— EXERCISE TASK —
Scan the entries below and count the lines holding the string "this". Supply only the number.

— STORED DATA —
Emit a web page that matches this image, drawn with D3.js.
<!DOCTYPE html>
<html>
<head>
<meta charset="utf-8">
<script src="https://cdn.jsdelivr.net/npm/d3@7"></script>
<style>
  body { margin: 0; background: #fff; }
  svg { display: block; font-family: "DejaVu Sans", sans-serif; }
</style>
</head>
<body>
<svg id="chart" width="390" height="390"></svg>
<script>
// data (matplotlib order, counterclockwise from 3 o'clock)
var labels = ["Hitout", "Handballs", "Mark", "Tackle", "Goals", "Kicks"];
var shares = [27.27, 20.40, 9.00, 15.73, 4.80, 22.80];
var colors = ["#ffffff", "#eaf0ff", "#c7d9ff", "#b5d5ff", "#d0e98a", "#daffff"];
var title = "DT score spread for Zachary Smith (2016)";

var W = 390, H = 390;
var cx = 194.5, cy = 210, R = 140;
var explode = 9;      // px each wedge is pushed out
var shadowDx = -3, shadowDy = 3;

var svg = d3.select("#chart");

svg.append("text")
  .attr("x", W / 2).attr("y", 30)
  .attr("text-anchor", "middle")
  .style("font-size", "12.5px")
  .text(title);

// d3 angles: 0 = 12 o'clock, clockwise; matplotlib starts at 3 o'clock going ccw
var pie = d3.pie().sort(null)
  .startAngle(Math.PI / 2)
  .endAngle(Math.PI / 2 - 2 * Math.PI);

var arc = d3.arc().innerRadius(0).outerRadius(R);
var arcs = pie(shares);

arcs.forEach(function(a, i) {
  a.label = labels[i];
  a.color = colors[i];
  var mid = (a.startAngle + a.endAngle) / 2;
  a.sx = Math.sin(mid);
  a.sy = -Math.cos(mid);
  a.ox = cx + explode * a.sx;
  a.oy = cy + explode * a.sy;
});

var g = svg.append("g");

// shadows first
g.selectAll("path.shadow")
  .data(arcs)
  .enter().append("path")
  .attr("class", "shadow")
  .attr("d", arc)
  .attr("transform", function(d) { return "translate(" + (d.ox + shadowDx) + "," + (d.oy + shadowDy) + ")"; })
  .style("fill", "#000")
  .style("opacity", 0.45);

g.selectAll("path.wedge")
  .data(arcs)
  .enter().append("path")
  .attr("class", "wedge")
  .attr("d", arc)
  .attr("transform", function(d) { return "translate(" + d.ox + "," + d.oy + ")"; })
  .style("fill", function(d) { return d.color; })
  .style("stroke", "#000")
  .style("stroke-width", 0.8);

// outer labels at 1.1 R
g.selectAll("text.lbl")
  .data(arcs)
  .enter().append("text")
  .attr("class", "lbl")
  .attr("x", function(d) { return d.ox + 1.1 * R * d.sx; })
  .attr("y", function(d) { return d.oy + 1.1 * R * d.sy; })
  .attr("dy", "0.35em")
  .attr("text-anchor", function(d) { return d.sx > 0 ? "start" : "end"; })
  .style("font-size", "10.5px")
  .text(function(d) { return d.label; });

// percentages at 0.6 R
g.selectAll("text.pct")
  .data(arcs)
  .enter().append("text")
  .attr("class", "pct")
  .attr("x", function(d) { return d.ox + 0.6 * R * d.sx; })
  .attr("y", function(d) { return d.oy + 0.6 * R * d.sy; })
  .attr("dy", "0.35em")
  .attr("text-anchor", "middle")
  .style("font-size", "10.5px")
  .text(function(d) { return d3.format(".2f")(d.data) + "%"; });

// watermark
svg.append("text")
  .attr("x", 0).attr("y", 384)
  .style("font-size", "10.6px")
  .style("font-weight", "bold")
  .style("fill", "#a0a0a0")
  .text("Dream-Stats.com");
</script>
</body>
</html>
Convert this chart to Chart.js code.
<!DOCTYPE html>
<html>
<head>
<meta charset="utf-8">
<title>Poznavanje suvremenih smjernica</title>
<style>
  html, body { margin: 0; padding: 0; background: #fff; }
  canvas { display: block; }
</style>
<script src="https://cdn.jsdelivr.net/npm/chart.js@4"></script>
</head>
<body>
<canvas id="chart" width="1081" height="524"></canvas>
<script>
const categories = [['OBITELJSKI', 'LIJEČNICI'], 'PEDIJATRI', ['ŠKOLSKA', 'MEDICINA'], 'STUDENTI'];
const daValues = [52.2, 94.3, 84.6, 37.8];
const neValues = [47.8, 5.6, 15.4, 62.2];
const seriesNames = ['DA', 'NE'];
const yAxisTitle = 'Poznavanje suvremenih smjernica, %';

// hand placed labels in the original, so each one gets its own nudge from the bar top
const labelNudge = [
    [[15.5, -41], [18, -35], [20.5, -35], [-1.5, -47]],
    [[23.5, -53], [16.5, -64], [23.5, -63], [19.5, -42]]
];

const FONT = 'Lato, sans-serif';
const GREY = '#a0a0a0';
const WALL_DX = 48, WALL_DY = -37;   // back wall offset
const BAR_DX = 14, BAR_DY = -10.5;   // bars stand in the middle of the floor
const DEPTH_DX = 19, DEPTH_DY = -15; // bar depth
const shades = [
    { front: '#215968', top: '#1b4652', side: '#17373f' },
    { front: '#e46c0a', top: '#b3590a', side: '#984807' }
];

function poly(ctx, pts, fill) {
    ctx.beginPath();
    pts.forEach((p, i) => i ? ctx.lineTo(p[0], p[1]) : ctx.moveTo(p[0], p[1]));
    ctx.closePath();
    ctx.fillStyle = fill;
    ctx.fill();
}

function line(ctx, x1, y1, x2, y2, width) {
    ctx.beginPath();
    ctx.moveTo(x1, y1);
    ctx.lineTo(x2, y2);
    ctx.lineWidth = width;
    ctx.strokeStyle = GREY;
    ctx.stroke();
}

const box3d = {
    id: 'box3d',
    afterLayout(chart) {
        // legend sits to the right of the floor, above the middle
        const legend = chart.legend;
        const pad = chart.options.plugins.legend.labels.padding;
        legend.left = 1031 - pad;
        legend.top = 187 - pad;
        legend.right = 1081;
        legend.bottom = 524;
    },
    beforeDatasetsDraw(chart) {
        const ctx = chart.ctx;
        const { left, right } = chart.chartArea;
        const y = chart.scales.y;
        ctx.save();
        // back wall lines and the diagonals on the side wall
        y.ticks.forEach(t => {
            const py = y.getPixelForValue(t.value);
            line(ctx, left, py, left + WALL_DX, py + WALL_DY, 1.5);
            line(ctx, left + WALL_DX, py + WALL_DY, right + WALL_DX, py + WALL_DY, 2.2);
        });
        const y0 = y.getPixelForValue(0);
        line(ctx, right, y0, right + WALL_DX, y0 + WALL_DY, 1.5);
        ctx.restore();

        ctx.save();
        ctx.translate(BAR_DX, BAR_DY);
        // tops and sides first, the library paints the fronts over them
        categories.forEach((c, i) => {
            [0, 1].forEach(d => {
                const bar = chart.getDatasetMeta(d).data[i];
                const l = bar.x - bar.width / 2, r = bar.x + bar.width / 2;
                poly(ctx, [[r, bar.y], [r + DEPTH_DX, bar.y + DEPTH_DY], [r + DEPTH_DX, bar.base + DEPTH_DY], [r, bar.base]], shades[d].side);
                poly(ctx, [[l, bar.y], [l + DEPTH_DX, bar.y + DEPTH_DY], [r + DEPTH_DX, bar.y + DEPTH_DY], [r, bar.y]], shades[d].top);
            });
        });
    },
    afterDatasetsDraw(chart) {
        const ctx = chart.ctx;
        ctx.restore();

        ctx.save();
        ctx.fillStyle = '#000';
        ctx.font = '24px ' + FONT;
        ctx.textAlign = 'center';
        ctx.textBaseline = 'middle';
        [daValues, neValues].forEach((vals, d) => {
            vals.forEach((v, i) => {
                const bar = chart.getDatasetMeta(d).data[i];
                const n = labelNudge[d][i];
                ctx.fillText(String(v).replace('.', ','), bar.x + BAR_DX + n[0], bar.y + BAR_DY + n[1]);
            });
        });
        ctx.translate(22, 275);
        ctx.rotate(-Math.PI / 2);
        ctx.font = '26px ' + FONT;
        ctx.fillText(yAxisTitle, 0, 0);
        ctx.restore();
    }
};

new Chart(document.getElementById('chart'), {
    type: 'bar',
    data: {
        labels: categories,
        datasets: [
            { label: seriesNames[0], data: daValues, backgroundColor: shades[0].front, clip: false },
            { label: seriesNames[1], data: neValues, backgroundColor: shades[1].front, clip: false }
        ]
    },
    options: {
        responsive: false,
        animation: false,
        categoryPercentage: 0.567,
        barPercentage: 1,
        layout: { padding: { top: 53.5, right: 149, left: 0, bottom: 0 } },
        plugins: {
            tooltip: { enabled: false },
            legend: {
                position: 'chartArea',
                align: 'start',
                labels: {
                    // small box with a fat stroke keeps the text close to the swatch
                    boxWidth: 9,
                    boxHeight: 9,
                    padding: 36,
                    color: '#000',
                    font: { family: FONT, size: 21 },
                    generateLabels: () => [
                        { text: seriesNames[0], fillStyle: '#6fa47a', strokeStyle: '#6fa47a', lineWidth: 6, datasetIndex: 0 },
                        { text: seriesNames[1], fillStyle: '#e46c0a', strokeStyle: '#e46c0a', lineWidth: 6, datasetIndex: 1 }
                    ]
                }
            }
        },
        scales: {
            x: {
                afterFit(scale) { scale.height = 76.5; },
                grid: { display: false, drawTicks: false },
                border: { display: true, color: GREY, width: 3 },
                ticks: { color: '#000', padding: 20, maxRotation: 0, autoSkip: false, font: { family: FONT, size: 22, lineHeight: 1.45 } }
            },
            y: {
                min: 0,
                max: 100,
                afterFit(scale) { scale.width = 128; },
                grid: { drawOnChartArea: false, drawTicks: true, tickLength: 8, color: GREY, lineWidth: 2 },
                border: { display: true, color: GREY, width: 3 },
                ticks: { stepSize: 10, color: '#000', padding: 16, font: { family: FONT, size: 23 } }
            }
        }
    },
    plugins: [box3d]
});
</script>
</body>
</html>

— RESPONSE TO THE TASK —
2